**** DATA SEGMENT
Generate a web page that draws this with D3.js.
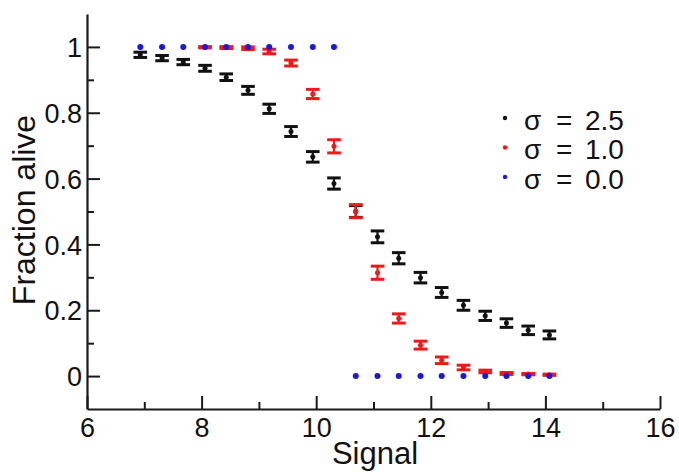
<!DOCTYPE html>
<html>
<head>
<meta charset="utf-8">
<script src="https://cdn.jsdelivr.net/npm/d3@7"></script>
<style>
  html, body { margin: 0; padding: 0; background: #ffffff; }
  svg { display: block; }
  text { font-family: "Liberation Sans", Arial, Helvetica, sans-serif; fill: #111; }
</style>
</head>
<body>
<svg id="chart" width="679" height="472"></svg>
<script>
// ---- data ----
const signal = [6.93, 7.31, 7.68, 8.06, 8.43, 8.81, 9.18, 9.56, 9.94, 10.31,
                10.69, 11.07, 11.44, 11.82, 12.19, 12.57, 12.95, 13.32, 13.70, 14.07];

const sigma25    = [0.976, 0.966, 0.954, 0.935, 0.908, 0.868, 0.812, 0.743, 0.666, 0.585,
                    0.500, 0.423, 0.358, 0.299, 0.254, 0.215, 0.183, 0.161, 0.139, 0.125];
const sigma25Err = [0.008, 0.008, 0.008, 0.009, 0.010, 0.012, 0.014, 0.015, 0.016, 0.017,
                    0.018, 0.018, 0.017, 0.016, 0.015, 0.015, 0.014, 0.013, 0.013, 0.012];

const sigma10    = [null, null, null, 0.999, 0.998, 0.996, 0.986, 0.951, 0.857, 0.698,
                    0.501, 0.314, 0.175, 0.094, 0.048, 0.026, 0.014, 0.008, 0.006, 0.004];
const sigma10Err = [null, null, null, 0.002, 0.003, 0.004, 0.007, 0.009, 0.014, 0.020,
                    0.020, 0.020, 0.014, 0.012, 0.010, 0.007, 0.004, 0.003, 0.002, 0.002];

const sigma00    = [1, 1, 1, 1, 1, 1, 1, 1, 1, 1,
                    0, 0, 0, 0, 0, 0, 0, 0, 0, 0];

const xTicks = [6, 8, 10, 12, 14, 16];
const xMinorTicks = [7, 9, 11, 13, 15];
const yTicks = [0, 0.2, 0.4, 0.6, 0.8, 1];
const yTickLabels = ["0", "0.2", "0.4", "0.6", "0.8", "1"];
const yMinorTicks = [0.1, 0.3, 0.5, 0.7, 0.9];

const legendLabels = [["σ", "=", "2.5"], ["σ", "=", "1.0"], ["σ", "=", "0.0"]];
const xTitle = "Signal";
const yTitle = "Fraction alive";

// ---- layout ----
const svg = d3.select("#chart");
const x = d3.scaleLinear().domain([6, 16]).range([87, 660]);
const y = d3.scaleLinear().domain([-0.1, 1.1]).range([409, 14]);
const axisColor = "#1a1a1a";

// minor ticks
svg.append("g").attr("transform", "translate(0,409)")
  .call(d3.axisBottom(x).tickValues(xMinorTicks).tickSize(-7).tickFormat(""))
  .call(g => g.select(".domain").remove());
svg.append("g").attr("transform", "translate(87,0)")
  .call(d3.axisLeft(y).tickValues(yMinorTicks).tickSize(-7).tickFormat(""))
  .call(g => g.select(".domain").remove());

// major x axis
const gx = svg.append("g").attr("transform", "translate(0,409)")
  .call(d3.axisBottom(x).tickValues(xTicks).tickSizeInner(-13).tickSizeOuter(0).tickPadding(0)
        .tickFormat(d3.format("d")));
gx.selectAll("text").attr("y", 28).attr("dy", 0).style("font-size", "27px")
  .style("font-family", "'Liberation Sans', Arial, sans-serif").attr("fill", "#111");

// major y axis
const gy = svg.append("g").attr("transform", "translate(87,0)")
  .call(d3.axisLeft(y).tickValues(yTicks).tickSizeInner(-13).tickSizeOuter(0)
        .tickFormat((d, i) => yTickLabels[i]));
gy.selectAll("text").attr("x", -5).attr("dy", "0.36em").style("font-size", "27px")
  .style("font-family", "'Liberation Sans', Arial, sans-serif").attr("fill", "#111");

svg.selectAll(".domain").attr("stroke", axisColor).attr("stroke-width", 2.2);
svg.selectAll(".tick line").attr("stroke", axisColor).attr("stroke-width", 2);

// axis titles
svg.append("text").attr("x", 375).attr("y", 464).attr("text-anchor", "middle")
  .style("font-size", "31px").text(xTitle);
svg.append("text").attr("transform", "translate(35,210) rotate(-90)")
  .attr("text-anchor", "middle").style("font-size", "32px").text(yTitle);

// ---- series ----
function errorSeries(vals, errs, color) {
  const pts = signal.map((s, i) => ({ s, v: vals[i], e: errs[i] })).filter(d => d.v !== null);
  const g = svg.append("g");
  const capW = 6.8;
  g.selectAll("line.v").data(pts).join("line")
    .attr("x1", d => x(d.s)).attr("x2", d => x(d.s))
    .attr("y1", d => y(d.v - d.e)).attr("y2", d => y(d.v + d.e))
    .attr("stroke", color).attr("stroke-width", 2.2);
  g.selectAll("line.top").data(pts).join("line")
    .attr("x1", d => x(d.s) - capW).attr("x2", d => x(d.s) + capW)
    .attr("y1", d => y(d.v + d.e)).attr("y2", d => y(d.v + d.e))
    .attr("stroke", color).attr("stroke-width", 3);
  g.selectAll("line.bot").data(pts).join("line")
    .attr("x1", d => x(d.s) - capW).attr("x2", d => x(d.s) + capW)
    .attr("y1", d => y(d.v - d.e)).attr("y2", d => y(d.v - d.e))
    .attr("stroke", color).attr("stroke-width", 3);
  g.selectAll("circle").data(pts).join("circle")
    .attr("cx", d => x(d.s)).attr("cy", d => y(d.v)).attr("r", 2.5).attr("fill", color);
}

errorSeries(sigma25, sigma25Err, "#111111");
errorSeries(sigma10, sigma10Err, "#f01818");

svg.append("g").selectAll("circle")
  .data(signal.map((s, i) => ({ s, v: sigma00[i] })))
  .join("circle")
  .attr("cx", d => x(d.s)).attr("cy", d => y(d.v)).attr("r", 3).attr("fill", "#1818e0");

// ---- legend ----
const legendColors = ["#111111", "#f01818", "#1818e0"];
const leg = svg.append("g");
legendLabels.forEach((lab, i) => {
  const cy = 119 + i * 29.5;
  leg.append("circle").attr("cx", 505).attr("cy", cy - 1).attr("r", 2.2).attr("fill", legendColors[i]);
  const t = leg.append("text").attr("y", cy + 10.5).style("font-size", "28px");
  t.append("tspan").attr("x", 524).text(lab[0]);
  t.append("tspan").attr("x", 556).text(lab[1]);
  t.append("tspan").attr("x", 585).text(lab[2]);
});
</script>
</body>
</html>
********
◆ GIVEN EXERCISE ◆
Images in the data above are to be skipped. Retype all other material exactly.

◆ PROBLEM SOLUTION ◆
Generate a web page that draws this with D3.js.
<!DOCTYPE html>
<html>
<head>
<meta charset="utf-8">
<script src="https://cdn.jsdelivr.net/npm/d3@7"></script>
<style>
  html, body { margin: 0; padding: 0; background: #ffffff; }
  svg { display: block; }
  text { font-family: "Liberation Sans", Arial, Helvetica, sans-serif; fill: #111; }
</style>
</head>
<body>
<svg id="chart" width="679" height="472"></svg>
<script>
// ---- data ----
const signal = [6.93, 7.31, 7.68, 8.06, 8.43, 8.81, 9.18, 9.56, 9.94, 10.31,
                10.69, 11.07, 11.44, 11.82, 12.19, 12.57, 12.95, 13.32, 13.70, 14.07];

const sigma25    = [0.976, 0.966, 0.954, 0.935, 0.908, 0.868, 0.812, 0.743, 0.666, 0.585,
                    0.500, 0.423, 0.358, 0.299, 0.254, 0.215, 0.183, 0.161, 0.139, 0.125];
const sigma25Err = [0.008, 0.008, 0.008, 0.009, 0.010, 0.012, 0.014, 0.015, 0.016, 0.017,
                    0.018, 0.018, 0.017, 0.016, 0.015, 0.015, 0.014, 0.013, 0.013, 0.012];

const sigma10    = [null, null, null, 0.999, 0.998, 0.996, 0.986, 0.951, 0.857, 0.698,
                    0.501, 0.314, 0.175, 0.094, 0.048, 0.026, 0.014, 0.008, 0.006, 0.004];
const sigma10Err = [null, null, null, 0.002, 0.003, 0.004, 0.007, 0.009, 0.014, 0.020,
                    0.020, 0.020, 0.014, 0.012, 0.010, 0.007, 0.004, 0.003, 0.002, 0.002];

const sigma00    = [1, 1, 1, 1, 1, 1, 1, 1, 1, 1,
                    0, 0, 0, 0, 0, 0, 0, 0, 0, 0];

const xTicks = [6, 8, 10, 12, 14, 16];
const xMinorTicks = [7, 9, 11, 13, 15];
const yTicks = [0, 0.2, 0.4, 0.6, 0.8, 1];
const yTickLabels = ["0", "0.2", "0.4", "0.6", "0.8", "1"];
const yMinorTicks = [0.1, 0.3, 0.5, 0.7, 0.9];

const legendLabels = [["σ", "=", "2.5"], ["σ", "=", "1.0"], ["σ", "=", "0.0"]];
const xTitle = "Signal";
const yTitle = "Fraction alive";

// ---- layout ----
const svg = d3.select("#chart");
const x = d3.scaleLinear().domain([6, 16]).range([87, 660]);
const y = d3.scaleLinear().domain([-0.1, 1.1]).range([409, 14]);
const axisColor = "#1a1a1a";

// minor ticks
svg.append("g").attr("transform", "translate(0,409)")
  .call(d3.axisBottom(x).tickValues(xMinorTicks).tickSize(-7).tickFormat(""))
  .call(g => g.select(".domain").remove());
svg.append("g").attr("transform", "translate(87,0)")
  .call(d3.axisLeft(y).tickValues(yMinorTicks).tickSize(-7).tickFormat(""))
  .call(g => g.select(".domain").remove());

// major x axis
const gx = svg.append("g").attr("transform", "translate(0,409)")
  .call(d3.axisBottom(x).tickValues(xTicks).tickSizeInner(-13).tickSizeOuter(0).tickPadding(0)
        .tickFormat(d3.format("d")));
gx.selectAll("text").attr("y", 28).attr("dy", 0).style("font-size", "27px")
  .style("font-family", "'Liberation Sans', Arial, sans-serif").attr("fill", "#111");

// major y axis
const gy = svg.append("g").attr("transform", "translate(87,0)")
  .call(d3.axisLeft(y).tickValues(yTicks).tickSizeInner(-13).tickSizeOuter(0)
        .tickFormat((d, i) => yTickLabels[i]));
gy.selectAll("text").attr("x", -5).attr("dy", "0.36em").style("font-size", "27px")
  .style("font-family", "'Liberation Sans', Arial, sans-serif").attr("fill", "#111");

svg.selectAll(".domain").attr("stroke", axisColor).attr("stroke-width", 2.2);
svg.selectAll(".tick line").attr("stroke", axisColor).attr("stroke-width", 2);

// axis titles
svg.append("text").attr("x", 375).attr("y", 464).attr("text-anchor", "middle")
  .style("font-size", "31px").text(xTitle);
svg.append("text").attr("transform", "translate(35,210) rotate(-90)")
  .attr("text-anchor", "middle").style("font-size", "32px").text(yTitle);

// ---- series ----
function errorSeries(vals, errs, color) {
  const pts = signal.map((s, i) => ({ s, v: vals[i], e: errs[i] })).filter(d => d.v !== null);
  const g = svg.append("g");
  const capW = 6.8;
  g.selectAll("line.v").data(pts).join("line")
    .attr("x1", d => x(d.s)).attr("x2", d => x(d.s))
    .attr("y1", d => y(d.v - d.e)).attr("y2", d => y(d.v + d.e))
    .attr("stroke", color).attr("stroke-width", 2.2);
  g.selectAll("line.top").data(pts).join("line")
    .attr("x1", d => x(d.s) - capW).attr("x2", d => x(d.s) + capW)
    .attr("y1", d => y(d.v + d.e)).attr("y2", d => y(d.v + d.e))
    .attr("stroke", color).attr("stroke-width", 3);
  g.selectAll("line.bot").data(pts).join("line")
    .attr("x1", d => x(d.s) - capW).attr("x2", d => x(d.s) + capW)
    .attr("y1", d => y(d.v - d.e)).attr("y2", d => y(d.v - d.e))
    .attr("stroke", color).attr("stroke-width", 3);
  g.selectAll("circle").data(pts).join("circle")
    .attr("cx", d => x(d.s)).attr("cy", d => y(d.v)).attr("r", 2.5).attr("fill", color);
}

errorSeries(sigma25, sigma25Err, "#111111");
errorSeries(sigma10, sigma10Err, "#f01818");

svg.append("g").selectAll("circle")
  .data(signal.map((s, i) => ({ s, v: sigma00[i] })))
  .join("circle")
  .attr("cx", d => x(d.s)).attr("cy", d => y(d.v)).attr("r", 3).attr("fill", "#1818e0");

// ---- legend ----
const legendColors = ["#111111", "#f01818", "#1818e0"];
const leg = svg.append("g");
legendLabels.forEach((lab, i) => {
  const cy = 119 + i * 29.5;
  leg.append("circle").attr("cx", 505).attr("cy", cy - 1).attr("r", 2.2).attr("fill", legendColors[i]);
  const t = leg.append("text").attr("y", cy + 10.5).style("font-size", "28px");
  t.append("tspan").attr("x", 524).text(lab[0]);
  t.append("tspan").attr("x", 556).text(lab[1]);
  t.append("tspan").attr("x", 585).text(lab[2]);
});
</script>
</body>
</html>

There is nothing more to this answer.